● Provided data

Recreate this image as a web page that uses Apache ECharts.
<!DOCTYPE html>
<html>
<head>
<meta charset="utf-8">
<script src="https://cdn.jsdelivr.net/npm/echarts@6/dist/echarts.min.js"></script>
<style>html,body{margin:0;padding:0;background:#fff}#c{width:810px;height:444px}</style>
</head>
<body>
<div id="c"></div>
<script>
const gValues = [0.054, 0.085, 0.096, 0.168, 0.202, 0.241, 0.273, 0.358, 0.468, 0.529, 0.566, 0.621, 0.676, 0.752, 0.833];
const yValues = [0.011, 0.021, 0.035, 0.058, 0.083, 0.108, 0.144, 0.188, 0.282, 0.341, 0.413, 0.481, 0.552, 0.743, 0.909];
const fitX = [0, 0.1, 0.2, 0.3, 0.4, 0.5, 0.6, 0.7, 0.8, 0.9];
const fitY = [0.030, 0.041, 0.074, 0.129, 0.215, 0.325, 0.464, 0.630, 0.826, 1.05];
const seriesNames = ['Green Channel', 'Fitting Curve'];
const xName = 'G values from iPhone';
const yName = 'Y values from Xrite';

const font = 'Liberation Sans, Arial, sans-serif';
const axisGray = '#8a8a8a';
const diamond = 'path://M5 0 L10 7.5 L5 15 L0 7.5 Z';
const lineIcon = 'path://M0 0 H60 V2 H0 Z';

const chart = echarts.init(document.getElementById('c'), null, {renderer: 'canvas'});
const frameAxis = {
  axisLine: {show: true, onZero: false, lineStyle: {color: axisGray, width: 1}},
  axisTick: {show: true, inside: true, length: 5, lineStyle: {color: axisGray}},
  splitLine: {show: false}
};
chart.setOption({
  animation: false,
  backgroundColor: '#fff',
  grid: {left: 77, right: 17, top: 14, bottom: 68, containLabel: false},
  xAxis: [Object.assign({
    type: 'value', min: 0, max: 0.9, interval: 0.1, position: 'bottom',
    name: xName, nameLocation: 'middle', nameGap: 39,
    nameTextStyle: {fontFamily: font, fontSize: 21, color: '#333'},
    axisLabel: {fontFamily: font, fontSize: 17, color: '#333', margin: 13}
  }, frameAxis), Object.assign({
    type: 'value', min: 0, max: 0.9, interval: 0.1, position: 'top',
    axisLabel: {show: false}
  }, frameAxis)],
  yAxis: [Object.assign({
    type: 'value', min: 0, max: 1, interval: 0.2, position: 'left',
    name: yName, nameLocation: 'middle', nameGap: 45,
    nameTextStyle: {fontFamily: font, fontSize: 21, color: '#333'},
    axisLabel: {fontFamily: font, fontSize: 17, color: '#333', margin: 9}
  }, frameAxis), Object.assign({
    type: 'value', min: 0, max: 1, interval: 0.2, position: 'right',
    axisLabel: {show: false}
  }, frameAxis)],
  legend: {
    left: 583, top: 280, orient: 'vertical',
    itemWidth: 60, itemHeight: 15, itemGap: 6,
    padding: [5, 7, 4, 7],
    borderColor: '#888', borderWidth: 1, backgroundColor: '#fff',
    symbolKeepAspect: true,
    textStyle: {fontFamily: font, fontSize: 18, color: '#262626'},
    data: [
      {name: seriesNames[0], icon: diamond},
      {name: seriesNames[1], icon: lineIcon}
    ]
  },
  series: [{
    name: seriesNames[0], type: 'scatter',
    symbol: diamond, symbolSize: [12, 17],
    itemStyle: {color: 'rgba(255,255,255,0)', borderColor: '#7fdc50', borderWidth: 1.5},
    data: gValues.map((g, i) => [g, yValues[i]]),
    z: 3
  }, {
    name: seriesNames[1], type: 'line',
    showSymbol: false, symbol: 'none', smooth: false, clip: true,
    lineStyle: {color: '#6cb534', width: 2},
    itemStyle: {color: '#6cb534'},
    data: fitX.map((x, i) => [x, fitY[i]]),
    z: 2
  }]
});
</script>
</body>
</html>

● What is expected
Please return the data above exactly as given.

● Expected output
Recreate this image as a web page that uses Apache ECharts.
<!DOCTYPE html>
<html>
<head>
<meta charset="utf-8">
<script src="https://cdn.jsdelivr.net/npm/echarts@6/dist/echarts.min.js"></script>
<style>html,body{margin:0;padding:0;background:#fff}#c{width:810px;height:444px}</style>
</head>
<body>
<div id="c"></div>
<script>
const gValues = [0.054, 0.085, 0.096, 0.168, 0.202, 0.241, 0.273, 0.358, 0.468, 0.529, 0.566, 0.621, 0.676, 0.752, 0.833];
const yValues = [0.011, 0.021, 0.035, 0.058, 0.083, 0.108, 0.144, 0.188, 0.282, 0.341, 0.413, 0.481, 0.552, 0.743, 0.909];
const fitX = [0, 0.1, 0.2, 0.3, 0.4, 0.5, 0.6, 0.7, 0.8, 0.9];
const fitY = [0.030, 0.041, 0.074, 0.129, 0.215, 0.325, 0.464, 0.630, 0.826, 1.05];
const seriesNames = ['Green Channel', 'Fitting Curve'];
const xName = 'G values from iPhone';
const yName = 'Y values from Xrite';

const font = 'Liberation Sans, Arial, sans-serif';
const axisGray = '#8a8a8a';
const diamond = 'path://M5 0 L10 7.5 L5 15 L0 7.5 Z';
const lineIcon = 'path://M0 0 H60 V2 H0 Z';

const chart = echarts.init(document.getElementById('c'), null, {renderer: 'canvas'});
const frameAxis = {
  axisLine: {show: true, onZero: false, lineStyle: {color: axisGray, width: 1}},
  axisTick: {show: true, inside: true, length: 5, lineStyle: {color: axisGray}},
  splitLine: {show: false}
};
chart.setOption({
  animation: false,
  backgroundColor: '#fff',
  grid: {left: 77, right: 17, top: 14, bottom: 68, containLabel: false},
  xAxis: [Object.assign({
    type: 'value', min: 0, max: 0.9, interval: 0.1, position: 'bottom',
    name: xName, nameLocation: 'middle', nameGap: 39,
    nameTextStyle: {fontFamily: font, fontSize: 21, color: '#333'},
    axisLabel: {fontFamily: font, fontSize: 17, color: '#333', margin: 13}
  }, frameAxis), Object.assign({
    type: 'value', min: 0, max: 0.9, interval: 0.1, position: 'top',
    axisLabel: {show: false}
  }, frameAxis)],
  yAxis: [Object.assign({
    type: 'value', min: 0, max: 1, interval: 0.2, position: 'left',
    name: yName, nameLocation: 'middle', nameGap: 45,
    nameTextStyle: {fontFamily: font, fontSize: 21, color: '#333'},
    axisLabel: {fontFamily: font, fontSize: 17, color: '#333', margin: 9}
  }, frameAxis), Object.assign({
    type: 'value', min: 0, max: 1, interval: 0.2, position: 'right',
    axisLabel: {show: false}
  }, frameAxis)],
  legend: {
    left: 583, top: 280, orient: 'vertical',
    itemWidth: 60, itemHeight: 15, itemGap: 6,
    padding: [5, 7, 4, 7],
    borderColor: '#888', borderWidth: 1, backgroundColor: '#fff',
    symbolKeepAspect: true,
    textStyle: {fontFamily: font, fontSize: 18, color: '#262626'},
    data: [
      {name: seriesNames[0], icon: diamond},
      {name: seriesNames[1], icon: lineIcon}
    ]
  },
  series: [{
    name: seriesNames[0], type: 'scatter',
    symbol: diamond, symbolSize: [12, 17],
    itemStyle: {color: 'rgba(255,255,255,0)', borderColor: '#7fdc50', borderWidth: 1.5},
    data: gValues.map((g, i) => [g, yValues[i]]),
    z: 3
  }, {
    name: seriesNames[1], type: 'line',
    showSymbol: false, symbol: 'none', smooth: false, clip: true,
    lineStyle: {color: '#6cb534', width: 2},
    itemStyle: {color: '#6cb534'},
    data: fitX.map((x, i) => [x, fitY[i]]),
    z: 2
  }]
});
</script>
</body>
</html>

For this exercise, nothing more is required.